= Ngarra =

Ngarra (c.1920–2008) was an Aboriginal Australian artist of the Andinyin and Gija peoples, known for his paintings on canvas and paper which depicted his homelands in the Kimberley region of Western Australia, along with events from the ancestral and colonial past. Among Aboriginal people in the central and east Kimberley he was revered for his deep knowledge of Aboriginal ceremonial practices which he learned from his grandparents Muelbyne and Larlgarlbyne while living nomadically in the remote Mornington Range.

== Early life ==
Ngarra was born in 1920 on Glenroy Station in the west Kimberley.

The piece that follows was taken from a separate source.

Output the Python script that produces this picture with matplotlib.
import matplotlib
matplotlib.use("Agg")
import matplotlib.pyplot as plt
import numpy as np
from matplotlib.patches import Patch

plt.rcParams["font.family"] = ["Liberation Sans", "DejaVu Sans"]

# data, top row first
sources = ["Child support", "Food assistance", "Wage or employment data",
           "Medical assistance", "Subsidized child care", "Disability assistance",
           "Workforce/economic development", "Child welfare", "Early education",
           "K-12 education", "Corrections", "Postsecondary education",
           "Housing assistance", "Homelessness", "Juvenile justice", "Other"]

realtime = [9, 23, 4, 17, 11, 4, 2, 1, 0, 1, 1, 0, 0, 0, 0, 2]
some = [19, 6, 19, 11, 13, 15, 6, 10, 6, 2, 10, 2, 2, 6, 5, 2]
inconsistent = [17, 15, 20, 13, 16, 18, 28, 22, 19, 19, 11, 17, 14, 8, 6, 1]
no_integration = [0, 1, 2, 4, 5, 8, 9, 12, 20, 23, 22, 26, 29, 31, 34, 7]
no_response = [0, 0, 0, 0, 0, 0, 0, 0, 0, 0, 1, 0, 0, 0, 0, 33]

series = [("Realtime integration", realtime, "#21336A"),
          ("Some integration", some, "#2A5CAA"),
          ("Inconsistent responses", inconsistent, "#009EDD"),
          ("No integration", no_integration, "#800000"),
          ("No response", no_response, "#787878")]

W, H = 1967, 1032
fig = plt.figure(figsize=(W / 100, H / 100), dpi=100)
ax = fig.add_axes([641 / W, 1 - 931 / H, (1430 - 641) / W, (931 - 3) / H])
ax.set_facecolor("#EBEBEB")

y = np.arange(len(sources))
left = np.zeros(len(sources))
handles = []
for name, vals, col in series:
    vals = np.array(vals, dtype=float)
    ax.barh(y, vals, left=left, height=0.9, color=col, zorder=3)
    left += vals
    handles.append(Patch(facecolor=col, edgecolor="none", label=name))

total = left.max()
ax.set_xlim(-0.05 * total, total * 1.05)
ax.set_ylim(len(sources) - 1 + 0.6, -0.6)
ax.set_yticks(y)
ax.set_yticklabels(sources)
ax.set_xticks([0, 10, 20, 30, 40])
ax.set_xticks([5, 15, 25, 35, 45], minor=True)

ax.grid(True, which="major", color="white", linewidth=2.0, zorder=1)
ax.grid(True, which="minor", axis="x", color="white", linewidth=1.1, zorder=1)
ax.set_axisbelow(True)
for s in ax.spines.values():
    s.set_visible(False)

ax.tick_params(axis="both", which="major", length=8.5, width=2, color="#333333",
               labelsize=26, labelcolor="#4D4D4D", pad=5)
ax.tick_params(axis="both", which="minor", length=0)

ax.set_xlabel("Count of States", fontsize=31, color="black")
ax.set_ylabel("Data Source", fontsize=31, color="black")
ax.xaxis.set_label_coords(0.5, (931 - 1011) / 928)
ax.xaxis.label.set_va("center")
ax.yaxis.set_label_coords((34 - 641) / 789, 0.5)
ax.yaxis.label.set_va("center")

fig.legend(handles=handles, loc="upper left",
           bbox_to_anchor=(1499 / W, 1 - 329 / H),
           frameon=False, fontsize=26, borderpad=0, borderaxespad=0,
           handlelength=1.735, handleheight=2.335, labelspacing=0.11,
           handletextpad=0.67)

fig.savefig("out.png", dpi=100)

An orphan, he ran away from the station and went to live with his grandparents Muebyne and Larlgarbyne.

== Career ==
Ngarra started painting in 1994. His work was facilitated and documented by the anthropologist Kevin Shaw.

Ngarra's late paintings are defined by his use of vibrant colour contrast, which he achieved by mixing Ara acrylic paints to create his own palette. Ngarra's paintings contain many references to pre-colonial Aboriginal traditions. His works were exhibited at the Western Australian Museum in 2000, and some are held in the National Gallery of Victoria, the Art Gallery of Western Australia and Museum Victoria.

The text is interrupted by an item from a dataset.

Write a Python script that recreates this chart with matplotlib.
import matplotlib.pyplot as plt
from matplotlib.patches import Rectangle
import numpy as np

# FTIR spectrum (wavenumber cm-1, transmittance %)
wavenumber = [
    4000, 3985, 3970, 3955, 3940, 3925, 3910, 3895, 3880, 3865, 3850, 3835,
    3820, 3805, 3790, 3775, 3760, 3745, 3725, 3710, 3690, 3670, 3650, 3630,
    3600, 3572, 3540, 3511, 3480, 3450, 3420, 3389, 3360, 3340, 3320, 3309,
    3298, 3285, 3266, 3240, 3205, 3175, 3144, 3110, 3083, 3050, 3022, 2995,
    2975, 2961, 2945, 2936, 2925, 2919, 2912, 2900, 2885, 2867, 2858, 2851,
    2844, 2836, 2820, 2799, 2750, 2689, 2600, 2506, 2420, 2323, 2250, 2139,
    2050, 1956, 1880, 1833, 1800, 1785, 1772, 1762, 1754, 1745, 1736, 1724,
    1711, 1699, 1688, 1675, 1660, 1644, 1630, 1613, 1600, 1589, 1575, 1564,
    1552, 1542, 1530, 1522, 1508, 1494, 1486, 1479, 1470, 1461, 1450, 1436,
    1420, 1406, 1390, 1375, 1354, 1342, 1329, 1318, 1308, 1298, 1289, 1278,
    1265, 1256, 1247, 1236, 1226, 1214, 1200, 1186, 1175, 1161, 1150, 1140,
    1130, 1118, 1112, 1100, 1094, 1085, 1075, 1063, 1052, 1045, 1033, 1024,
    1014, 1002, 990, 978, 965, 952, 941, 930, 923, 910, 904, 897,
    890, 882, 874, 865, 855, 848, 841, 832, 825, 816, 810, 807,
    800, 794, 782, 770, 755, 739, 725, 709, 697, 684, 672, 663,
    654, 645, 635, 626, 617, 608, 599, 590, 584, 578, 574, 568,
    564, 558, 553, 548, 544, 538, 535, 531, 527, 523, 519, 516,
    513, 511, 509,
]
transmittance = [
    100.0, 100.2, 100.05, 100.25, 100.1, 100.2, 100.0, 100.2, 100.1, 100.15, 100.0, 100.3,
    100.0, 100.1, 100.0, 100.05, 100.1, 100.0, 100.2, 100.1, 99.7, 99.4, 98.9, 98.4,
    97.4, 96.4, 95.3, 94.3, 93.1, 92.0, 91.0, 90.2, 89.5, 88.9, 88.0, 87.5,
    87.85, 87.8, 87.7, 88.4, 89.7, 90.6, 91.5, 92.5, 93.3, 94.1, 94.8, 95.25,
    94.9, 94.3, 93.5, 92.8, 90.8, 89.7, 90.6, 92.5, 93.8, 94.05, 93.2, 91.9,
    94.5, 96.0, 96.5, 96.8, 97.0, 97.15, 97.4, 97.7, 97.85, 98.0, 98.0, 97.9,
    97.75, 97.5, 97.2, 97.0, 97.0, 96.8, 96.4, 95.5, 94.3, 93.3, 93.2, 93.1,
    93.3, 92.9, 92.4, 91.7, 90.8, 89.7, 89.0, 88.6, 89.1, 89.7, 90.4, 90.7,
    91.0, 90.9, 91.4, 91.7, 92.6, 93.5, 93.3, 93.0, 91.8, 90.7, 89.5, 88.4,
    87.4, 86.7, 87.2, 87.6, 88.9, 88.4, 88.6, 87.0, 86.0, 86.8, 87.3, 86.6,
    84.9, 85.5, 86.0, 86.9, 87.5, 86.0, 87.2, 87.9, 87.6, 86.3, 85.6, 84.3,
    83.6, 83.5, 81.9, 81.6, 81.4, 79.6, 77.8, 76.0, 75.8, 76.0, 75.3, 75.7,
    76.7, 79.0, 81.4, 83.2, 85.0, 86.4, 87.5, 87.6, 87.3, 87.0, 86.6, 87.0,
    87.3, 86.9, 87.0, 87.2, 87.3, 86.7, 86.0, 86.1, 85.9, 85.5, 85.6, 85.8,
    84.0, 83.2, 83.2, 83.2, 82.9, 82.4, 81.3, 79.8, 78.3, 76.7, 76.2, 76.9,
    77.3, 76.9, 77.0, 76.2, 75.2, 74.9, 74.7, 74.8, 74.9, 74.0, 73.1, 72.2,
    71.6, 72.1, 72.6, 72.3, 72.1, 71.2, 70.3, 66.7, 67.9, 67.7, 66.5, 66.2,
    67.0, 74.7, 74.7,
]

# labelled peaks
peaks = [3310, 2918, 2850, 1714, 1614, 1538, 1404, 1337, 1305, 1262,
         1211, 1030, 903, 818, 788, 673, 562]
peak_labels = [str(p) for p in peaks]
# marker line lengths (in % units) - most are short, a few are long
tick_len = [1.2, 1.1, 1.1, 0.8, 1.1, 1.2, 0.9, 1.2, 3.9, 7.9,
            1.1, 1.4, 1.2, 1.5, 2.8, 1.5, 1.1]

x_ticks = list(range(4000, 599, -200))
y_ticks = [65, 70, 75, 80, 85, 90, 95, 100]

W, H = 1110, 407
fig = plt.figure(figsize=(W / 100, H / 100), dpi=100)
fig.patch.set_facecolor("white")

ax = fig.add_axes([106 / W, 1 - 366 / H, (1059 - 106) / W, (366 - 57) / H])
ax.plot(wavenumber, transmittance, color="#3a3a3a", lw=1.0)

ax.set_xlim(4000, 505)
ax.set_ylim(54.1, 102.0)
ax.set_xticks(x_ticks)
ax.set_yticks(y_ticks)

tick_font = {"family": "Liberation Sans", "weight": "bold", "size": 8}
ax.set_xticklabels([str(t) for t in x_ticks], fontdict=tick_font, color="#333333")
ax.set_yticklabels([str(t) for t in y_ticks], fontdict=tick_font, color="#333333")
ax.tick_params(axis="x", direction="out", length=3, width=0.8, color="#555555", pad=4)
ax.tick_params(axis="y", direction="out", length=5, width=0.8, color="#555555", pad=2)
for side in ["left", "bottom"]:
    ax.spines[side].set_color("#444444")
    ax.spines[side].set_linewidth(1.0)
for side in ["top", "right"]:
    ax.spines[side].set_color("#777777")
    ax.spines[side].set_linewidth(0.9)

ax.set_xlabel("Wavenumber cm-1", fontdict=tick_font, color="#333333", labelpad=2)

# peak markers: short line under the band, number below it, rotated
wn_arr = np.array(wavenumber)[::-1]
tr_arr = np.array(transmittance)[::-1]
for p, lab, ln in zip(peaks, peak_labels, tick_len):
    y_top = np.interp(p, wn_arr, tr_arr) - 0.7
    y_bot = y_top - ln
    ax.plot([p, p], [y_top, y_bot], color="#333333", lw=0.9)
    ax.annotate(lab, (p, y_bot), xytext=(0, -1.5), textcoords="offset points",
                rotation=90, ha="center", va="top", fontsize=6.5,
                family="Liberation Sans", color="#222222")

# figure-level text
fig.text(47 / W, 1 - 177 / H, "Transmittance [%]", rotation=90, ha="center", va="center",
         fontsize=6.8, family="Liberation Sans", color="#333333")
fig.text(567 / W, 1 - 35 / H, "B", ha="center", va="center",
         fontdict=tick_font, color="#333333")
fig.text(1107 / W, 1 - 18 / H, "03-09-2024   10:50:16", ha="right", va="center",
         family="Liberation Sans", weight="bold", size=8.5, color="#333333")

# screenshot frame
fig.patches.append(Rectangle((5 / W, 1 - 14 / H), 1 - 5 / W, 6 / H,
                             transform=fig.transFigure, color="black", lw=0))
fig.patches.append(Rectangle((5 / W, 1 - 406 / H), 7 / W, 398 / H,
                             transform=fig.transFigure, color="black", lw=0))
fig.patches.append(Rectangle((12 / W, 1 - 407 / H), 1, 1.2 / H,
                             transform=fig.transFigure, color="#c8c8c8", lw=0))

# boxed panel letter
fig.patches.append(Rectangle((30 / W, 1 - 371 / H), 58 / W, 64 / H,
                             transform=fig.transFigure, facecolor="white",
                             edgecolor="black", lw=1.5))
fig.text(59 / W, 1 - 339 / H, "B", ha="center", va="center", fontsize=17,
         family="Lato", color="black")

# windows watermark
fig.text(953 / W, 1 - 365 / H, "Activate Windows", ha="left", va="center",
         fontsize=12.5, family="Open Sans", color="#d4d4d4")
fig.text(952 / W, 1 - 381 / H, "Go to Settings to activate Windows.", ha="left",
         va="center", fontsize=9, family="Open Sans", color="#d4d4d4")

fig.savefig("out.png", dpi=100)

In 2015, sixteen of Ngarra's works were included in the exhibition No Boundaries: Aboriginal Australian Contemporary Abstract Painting. Organised by William Fox and Henry Skerritt for the Nevada Museum of Art, the exhibition toured to five museums across the United States. A tribute to the artist was included in the inaugural Tarnanthi exhibition in 2015 at the Art Gallery of South Australia.

== Collections ==
- Artbank
- Art Gallery of Western Australia
- Berndt Museum of Anthropology, University of Western Australia
- Edith Cowan University
- Kluge-Ruhe Aboriginal Art Collection of the University of Virginia
- Museum Victoria
- Redland City Art Gallery
- Western Australian Museum

== Significant exhibitions ==

- 2000: Ngarra, Images of His Country. Katta Djinoong Gallery, Western Australian Museum, Perth, Western Australia, Australia
- 2000: National Indigenous Heritage Award., Australian Heritage Commission, Canberra, Australian Capital Territory, Australia
- 2014: The World is Not a Foreign Land. Ian Potter Museum of Art, University of Melbourne, Melbourne, Victoria, Australia
- 2015 No Boundaries: Aboriginal Australian Contemporary Abstract Painting. Nevada Museum of Art, Reno, Nevada, USA
- 2015: Tarnanthi. Art Gallery of South Australia, Adelaide, South Australia, Australia.